Was society generally in agreement? Certainly not, otherwise Islamist resistance would not have been so violent.
And because traditional society was not in tune with these reforms, even under the Communists there was an increase in attacks on women in Western clothing and harassment of working women.
What we forget to mention when we show these Communist propaganda photos of smiling women in suits….
Le Monde’s video on the reality behind the photo of the freed Afghan women
So I urge you, finally, to watch this remarkable video from Le Monde. The newspaper tracked down the author of the photo of the mini-skirts, who is still sorry about the way it was interpreted, and about the fact that this photo was shown to Trump to persuade him that an American presence was all that was needed for Afghanistan to become westernised.

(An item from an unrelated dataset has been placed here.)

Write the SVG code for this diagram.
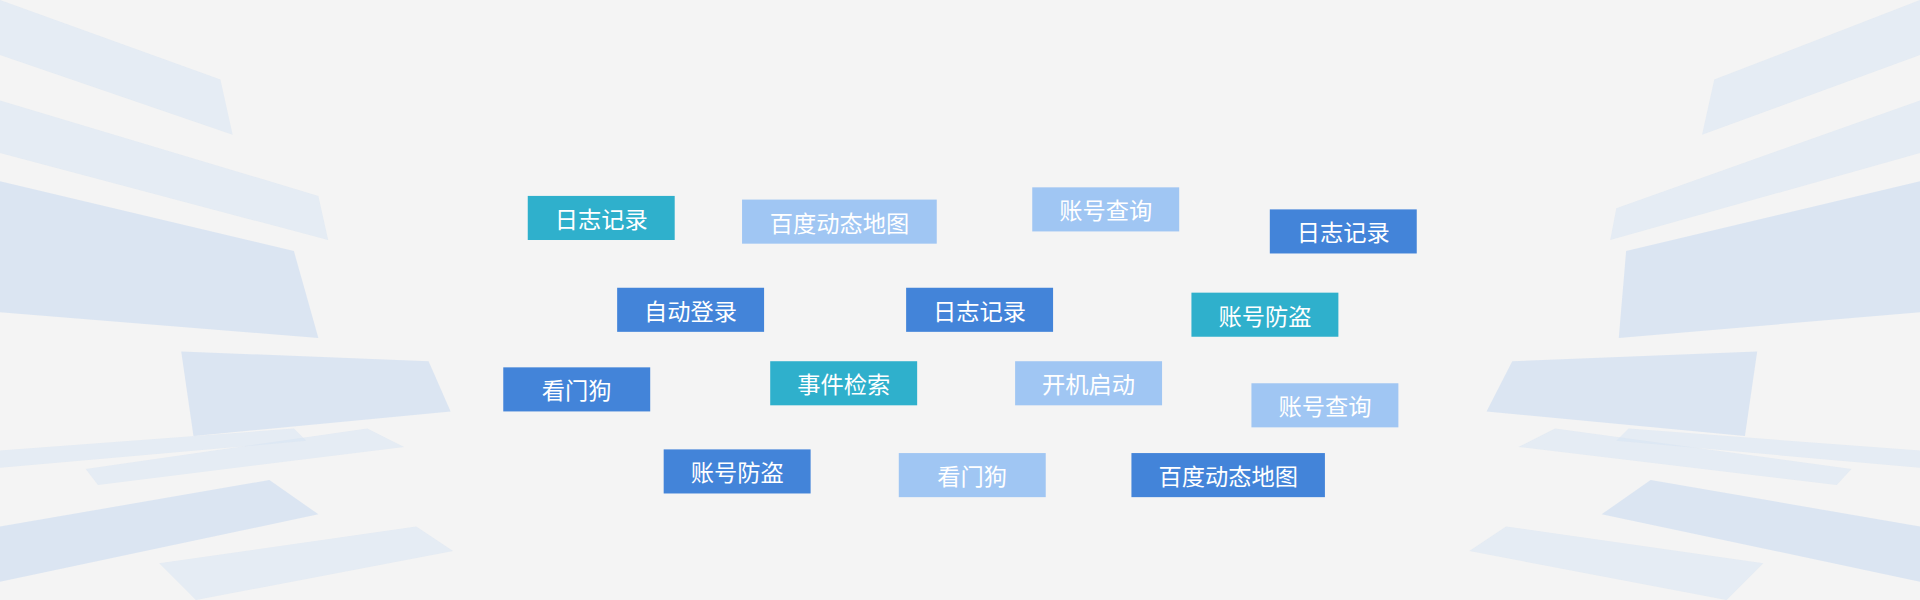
<svg xmlns="http://www.w3.org/2000/svg" width="1920" height="600" viewBox="0 0 1920 600">
<style>
.t{fill:#2fb0cc}.b{fill:#4384d9}.l{fill:#a0c6f3}
text{font-family:"Noto Sans CJK SC","Noto Sans",sans-serif;font-size:19px;fill:#fff;text-anchor:middle;dominant-baseline:central}
.bg{fill:#c6d9f0;opacity:.55}.bg2{fill:#d6e3f3;opacity:.5}
</style>
<rect width="1920" height="600" fill="#f4f4f4"/>
<g transform="scale(1.2245)">
<g id="background">
<polygon class="bg" points="0,148 240,205 260,276 0,255"/>
<polygon class="bg2" points="0,82 260,160 268,196 0,125"/>
<polygon class="bg2" points="0,0 180,65 190,110 0,45"/>
<polygon class="bg" points="148,287 350,295 368,336 158,356"/>
<polygon class="bg" points="0,430 220,392 260,420 0,475"/>
<polygon class="bg2" points="70,383 300,350 330,365 80,396"/>
<polygon class="bg2" points="0,368 240,350 250,360 0,382"/>
<polygon class="bg2" points="130,460 340,430 370,450 160,490"/>
<polygon class="bg" points="1568,148 1328,205 1322,276 1568,255"/>
<polygon class="bg2" points="1568,82 1320,170 1315,196 1568,125"/>
<polygon class="bg2" points="1568,0 1400,65 1390,110 1568,45"/>
<polygon class="bg" points="1435,287 1235,295 1214,336 1425,356"/>
<polygon class="bg" points="1568,430 1348,392 1308,420 1568,475"/>
<polygon class="bg2" points="1512,383 1270,350 1240,365 1500,396"/>
<polygon class="bg2" points="1568,368 1330,350 1320,360 1568,382"/>
<polygon class="bg2" points="1440,460 1230,430 1200,450 1410,490"/>
</g>
<g id="n1"><rect class="t" x="431" y="160" width="120" height="36"/><text x="491" y="178">日志记录</text></g>
<g id="n2"><rect class="l" x="606" y="163" width="159" height="36"/><text x="685.5" y="181">百度动态地图</text></g>
<g id="n3"><rect class="l" x="843" y="153" width="120" height="36"/><text x="903" y="171">账号查询</text></g>
<g id="n4"><rect class="b" x="1037" y="171" width="120" height="36"/><text x="1097" y="189">日志记录</text></g>
<g id="n5"><rect class="b" x="504" y="235" width="120" height="36"/><text x="564" y="253">自动登录</text></g>
<g id="n6"><rect class="b" x="740" y="235" width="120" height="36"/><text x="800" y="253">日志记录</text></g>
<g id="n7"><rect class="t" x="973" y="239" width="120" height="36"/><text x="1033" y="257">账号防盗</text></g>
<g id="n8"><rect class="b" x="411" y="300" width="120" height="36"/><text x="471" y="318">看门狗</text></g>
<g id="n9"><rect class="t" x="629" y="295" width="120" height="36"/><text x="689" y="313">事件检索</text></g>
<g id="n10"><rect class="l" x="829" y="295" width="120" height="36"/><text x="889" y="313">开机启动</text></g>
<g id="n11"><rect class="l" x="1022" y="313" width="120" height="36"/><text x="1082" y="331">账号查询</text></g>
<g id="n12"><rect class="b" x="542" y="367" width="120" height="36"/><text x="602" y="385">账号防盗</text></g>
<g id="n13"><rect class="l" x="734" y="370" width="120" height="36"/><text x="794" y="388">看门狗</text></g>
<g id="n14"><rect class="b" x="924" y="370" width="158" height="36"/><text x="1003" y="388">百度动态地图</text></g>
<g id="connectors"/>
</g>
</svg>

I don’t claim to know Afghanistan because I know Morocco – a little – and I’ve been able to get to know a traditional Morocco that you can lose sight of when you live and work in Casablanca.
Nor do I claim that Afghanistan and Morocco are the same.
But what I do know about Morocco allows me to say that the presentation of an idyllic Afghanistan where women walk around freely in Western clothes is bullshit.
What I know of Morocco allows me to say that clothes don’t make the man, that yes, many Afghan women have traditional clothes that are more colourful and less occulting than the burqua, but that they are certainly subject to the same ‘oppressions’ linked to tradition.
What I know about Morocco and other countries tells me that the West would do better to stop believing in the universalism of its civilisation, and that it should understand that there are several paths to modernity, that the liberation of women depends first and foremost on education and therefore on economic prosperity.
What is happening in Afghanistan today is distressing and terrible. We probably wouldn’t have got to where we are today if it hadn’t been for an uninterrupted succession of Western interventions over the last sixty years, interventions that have been divided between total cynicism and a kind of imbecilic angelism, what I would call ‘civilisation by Coca-Cola’.